What to do: Extract everything from the first line through the line with "return tuple(np.clip(np.array(rgb) *", both ends included, except for any pictures.

Available data:
====

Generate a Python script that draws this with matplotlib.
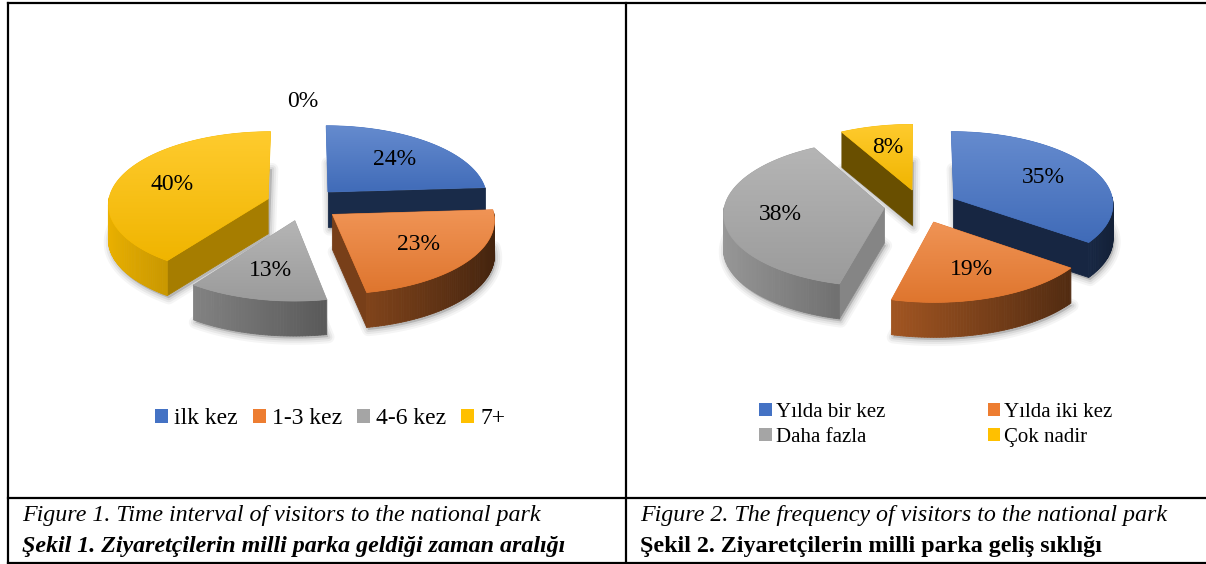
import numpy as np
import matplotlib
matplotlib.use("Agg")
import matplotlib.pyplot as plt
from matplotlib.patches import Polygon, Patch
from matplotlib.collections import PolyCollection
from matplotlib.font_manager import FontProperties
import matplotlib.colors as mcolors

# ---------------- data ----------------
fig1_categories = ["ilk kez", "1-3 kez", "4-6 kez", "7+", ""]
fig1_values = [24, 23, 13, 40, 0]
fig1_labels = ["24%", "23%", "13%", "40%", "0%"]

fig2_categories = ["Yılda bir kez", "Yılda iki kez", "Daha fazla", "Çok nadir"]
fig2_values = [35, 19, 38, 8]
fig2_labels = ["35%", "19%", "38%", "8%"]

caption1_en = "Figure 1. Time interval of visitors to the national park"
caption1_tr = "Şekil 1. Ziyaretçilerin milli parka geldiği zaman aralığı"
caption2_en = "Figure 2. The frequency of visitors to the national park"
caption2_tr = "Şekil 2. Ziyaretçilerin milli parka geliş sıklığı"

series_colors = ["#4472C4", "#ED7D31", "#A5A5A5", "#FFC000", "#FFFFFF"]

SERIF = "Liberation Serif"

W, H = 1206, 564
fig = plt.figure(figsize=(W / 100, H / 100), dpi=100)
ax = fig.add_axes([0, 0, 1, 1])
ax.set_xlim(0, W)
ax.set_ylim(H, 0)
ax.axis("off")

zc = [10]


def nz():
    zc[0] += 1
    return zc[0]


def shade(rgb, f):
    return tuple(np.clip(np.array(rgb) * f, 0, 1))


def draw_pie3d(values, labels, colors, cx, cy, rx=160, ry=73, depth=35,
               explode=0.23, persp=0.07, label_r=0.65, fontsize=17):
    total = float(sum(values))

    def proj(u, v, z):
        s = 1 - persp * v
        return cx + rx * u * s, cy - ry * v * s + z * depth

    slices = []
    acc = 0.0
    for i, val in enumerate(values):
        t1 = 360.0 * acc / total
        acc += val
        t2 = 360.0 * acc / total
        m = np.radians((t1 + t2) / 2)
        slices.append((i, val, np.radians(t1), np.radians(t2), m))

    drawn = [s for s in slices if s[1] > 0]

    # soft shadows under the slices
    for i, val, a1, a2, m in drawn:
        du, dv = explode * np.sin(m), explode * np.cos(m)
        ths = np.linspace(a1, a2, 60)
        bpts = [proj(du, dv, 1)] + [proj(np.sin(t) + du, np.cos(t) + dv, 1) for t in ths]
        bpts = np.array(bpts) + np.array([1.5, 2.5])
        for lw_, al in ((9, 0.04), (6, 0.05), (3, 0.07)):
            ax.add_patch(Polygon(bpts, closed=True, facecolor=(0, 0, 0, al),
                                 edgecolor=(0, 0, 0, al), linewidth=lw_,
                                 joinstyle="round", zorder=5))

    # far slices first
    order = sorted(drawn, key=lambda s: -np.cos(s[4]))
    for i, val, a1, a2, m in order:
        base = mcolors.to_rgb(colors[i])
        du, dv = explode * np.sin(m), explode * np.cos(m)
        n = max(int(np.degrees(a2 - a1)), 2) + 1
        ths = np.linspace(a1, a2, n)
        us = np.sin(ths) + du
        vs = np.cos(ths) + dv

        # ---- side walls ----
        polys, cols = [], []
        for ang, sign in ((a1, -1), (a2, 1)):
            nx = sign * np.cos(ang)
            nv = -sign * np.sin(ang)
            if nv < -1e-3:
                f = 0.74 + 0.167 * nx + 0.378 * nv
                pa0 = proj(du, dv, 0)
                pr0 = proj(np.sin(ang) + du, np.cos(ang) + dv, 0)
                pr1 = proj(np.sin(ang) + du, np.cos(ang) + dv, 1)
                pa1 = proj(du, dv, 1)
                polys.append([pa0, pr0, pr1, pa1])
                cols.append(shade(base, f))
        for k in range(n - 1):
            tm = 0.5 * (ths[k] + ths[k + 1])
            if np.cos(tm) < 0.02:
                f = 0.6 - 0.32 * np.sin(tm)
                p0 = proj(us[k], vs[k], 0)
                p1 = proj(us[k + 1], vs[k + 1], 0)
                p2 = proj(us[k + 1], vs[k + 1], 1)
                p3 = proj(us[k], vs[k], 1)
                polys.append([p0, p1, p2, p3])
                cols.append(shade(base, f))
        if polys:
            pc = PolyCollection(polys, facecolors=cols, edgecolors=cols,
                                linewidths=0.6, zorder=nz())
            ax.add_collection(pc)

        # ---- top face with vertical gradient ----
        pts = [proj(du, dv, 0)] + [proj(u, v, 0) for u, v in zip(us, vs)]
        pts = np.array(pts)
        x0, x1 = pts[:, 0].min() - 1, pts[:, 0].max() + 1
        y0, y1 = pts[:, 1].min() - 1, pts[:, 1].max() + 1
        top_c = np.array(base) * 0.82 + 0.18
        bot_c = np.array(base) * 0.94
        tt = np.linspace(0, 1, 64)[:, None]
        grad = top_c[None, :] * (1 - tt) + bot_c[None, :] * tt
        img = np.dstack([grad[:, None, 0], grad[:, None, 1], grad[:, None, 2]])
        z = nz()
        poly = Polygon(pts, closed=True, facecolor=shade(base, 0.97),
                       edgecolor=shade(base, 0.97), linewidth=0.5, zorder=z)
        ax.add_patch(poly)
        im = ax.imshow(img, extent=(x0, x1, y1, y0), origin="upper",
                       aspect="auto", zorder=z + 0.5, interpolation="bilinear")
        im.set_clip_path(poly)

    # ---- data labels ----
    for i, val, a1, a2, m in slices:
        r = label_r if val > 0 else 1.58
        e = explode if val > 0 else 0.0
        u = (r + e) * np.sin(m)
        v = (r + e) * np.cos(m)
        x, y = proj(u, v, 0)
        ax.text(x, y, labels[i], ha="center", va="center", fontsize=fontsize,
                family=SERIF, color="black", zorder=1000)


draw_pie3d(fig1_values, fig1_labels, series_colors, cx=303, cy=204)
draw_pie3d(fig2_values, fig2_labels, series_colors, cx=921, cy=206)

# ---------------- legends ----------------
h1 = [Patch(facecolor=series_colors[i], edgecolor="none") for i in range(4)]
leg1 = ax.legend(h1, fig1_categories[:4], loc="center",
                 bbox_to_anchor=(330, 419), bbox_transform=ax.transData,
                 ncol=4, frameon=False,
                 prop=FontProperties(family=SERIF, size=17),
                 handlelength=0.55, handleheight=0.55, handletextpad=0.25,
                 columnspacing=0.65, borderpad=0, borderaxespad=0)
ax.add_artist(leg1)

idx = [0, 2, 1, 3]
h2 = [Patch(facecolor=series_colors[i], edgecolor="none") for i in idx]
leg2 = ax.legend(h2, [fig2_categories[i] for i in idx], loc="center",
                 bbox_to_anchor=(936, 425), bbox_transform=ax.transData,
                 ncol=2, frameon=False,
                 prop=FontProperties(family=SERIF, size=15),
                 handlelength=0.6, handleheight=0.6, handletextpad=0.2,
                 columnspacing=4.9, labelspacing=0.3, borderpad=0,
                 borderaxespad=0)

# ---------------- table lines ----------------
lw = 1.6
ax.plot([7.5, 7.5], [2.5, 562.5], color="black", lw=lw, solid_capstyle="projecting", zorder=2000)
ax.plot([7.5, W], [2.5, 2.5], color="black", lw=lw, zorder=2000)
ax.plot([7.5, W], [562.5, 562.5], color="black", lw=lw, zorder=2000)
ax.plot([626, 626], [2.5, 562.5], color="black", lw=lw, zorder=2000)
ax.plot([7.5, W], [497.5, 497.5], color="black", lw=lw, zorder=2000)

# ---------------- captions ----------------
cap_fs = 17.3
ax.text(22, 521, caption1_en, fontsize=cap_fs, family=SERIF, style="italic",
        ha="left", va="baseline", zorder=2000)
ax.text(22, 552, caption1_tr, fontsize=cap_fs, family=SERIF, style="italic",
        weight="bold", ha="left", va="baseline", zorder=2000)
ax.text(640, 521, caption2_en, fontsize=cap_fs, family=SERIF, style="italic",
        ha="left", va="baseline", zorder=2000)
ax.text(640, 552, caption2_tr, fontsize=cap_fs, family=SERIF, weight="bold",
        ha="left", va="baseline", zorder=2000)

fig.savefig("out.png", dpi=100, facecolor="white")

====

Result for this exercise:
Generate a Python script that draws this with matplotlib.
import numpy as np
import matplotlib
matplotlib.use("Agg")
import matplotlib.pyplot as plt
from matplotlib.patches import Polygon, Patch
from matplotlib.collections import PolyCollection
from matplotlib.font_manager import FontProperties
import matplotlib.colors as mcolors

# ---------------- data ----------------
fig1_categories = ["ilk kez", "1-3 kez", "4-6 kez", "7+", ""]
fig1_values = [24, 23, 13, 40, 0]
fig1_labels = ["24%", "23%", "13%", "40%", "0%"]

fig2_categories = ["Yılda bir kez", "Yılda iki kez", "Daha fazla", "Çok nadir"]
fig2_values = [35, 19, 38, 8]
fig2_labels = ["35%", "19%", "38%", "8%"]

caption1_en = "Figure 1. Time interval of visitors to the national park"
caption1_tr = "Şekil 1. Ziyaretçilerin milli parka geldiği zaman aralığı"
caption2_en = "Figure 2. The frequency of visitors to the national park"
caption2_tr = "Şekil 2. Ziyaretçilerin milli parka geliş sıklığı"

series_colors = ["#4472C4", "#ED7D31", "#A5A5A5", "#FFC000", "#FFFFFF"]

SERIF = "Liberation Serif"

W, H = 1206, 564
fig = plt.figure(figsize=(W / 100, H / 100), dpi=100)
ax = fig.add_axes([0, 0, 1, 1])
ax.set_xlim(0, W)
ax.set_ylim(H, 0)
ax.axis("off")

zc = [10]


def nz():
    zc[0] += 1
    return zc[0]


def shade(rgb, f):
    return tuple(np.clip(np.array(rgb) * f, 0, 1))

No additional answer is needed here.